Buy some books that you’ve always wanted to read. Download the documentaries you’ve always wanted to watch. Get cosy and snuggle that baby. They are not that small or sleepy for very long.
Talking on sleepy, newborns sleep a lot in the first few weeks but they do want to be held. You need a few weeks to recharge. Your newborn wants you to be permanently sat down so it can sleep on you. I feel like nature is calling. Go with it. You’ll thank me later I swear!
You’ll feel like you’ve been hit by (at least) a train:
So many people said this to me and I just didn’t believe it.
I remember one night as I was fishing around for a nappy at 3am I clocked sight of my body in the full-length mirror. I had a black and blue belly that looked 3 months pregnant. Breast pads hanging out. A huge nappy on and compression stockings. I literally went “ughhhh” at myself out loud.
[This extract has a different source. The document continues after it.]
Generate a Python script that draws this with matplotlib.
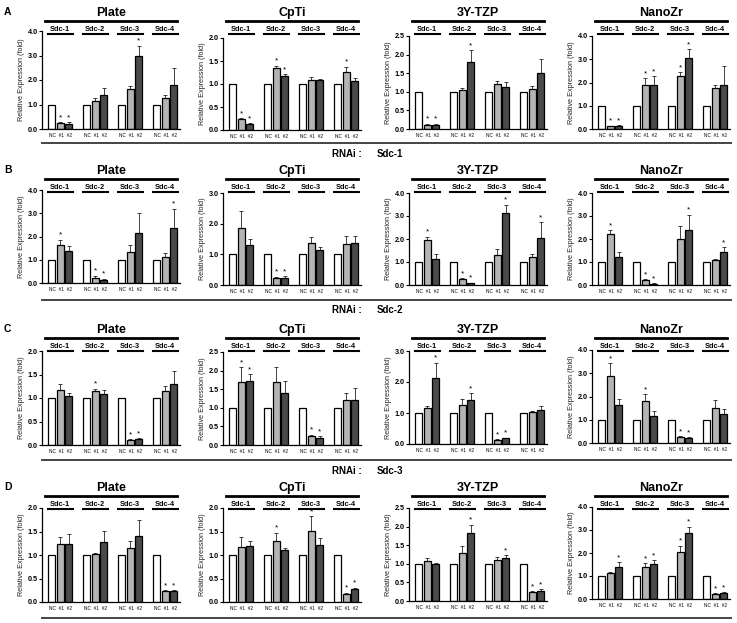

I just couldn’t believe that poor woman staring back, was me. She looked like she’d been in a bar fight, got hit by a car and then fell down seven flights of stairs. It was all a little Looney Tunes. I genuinely just had to laugh at this poor little sap.
As we discussed earlier. It’s temporary. You’ll be back soon mama bear.
You’re gonna get lectures about sex, a lot:
Every bugger wants to tell you about contraception. Seriously everyone. I mean it. I think within 24 hours of having Rory AT LEAST 5 people had asked me to consider my choices. THEN the health visitor brings you some leaflets and THEN the doctor gets all serious about it at your 6-week check up.
My response? “Have you seen what just happened to me? Have you seen how tired I am?” The thought of that alone is contraception enough.
Saying that… I fell pregnant again at 7 months postpartum. So maybe actually. Don’t listen to me on this one. (Disclaimer: I wouldn’t change it for the world, everything happens for a reason!)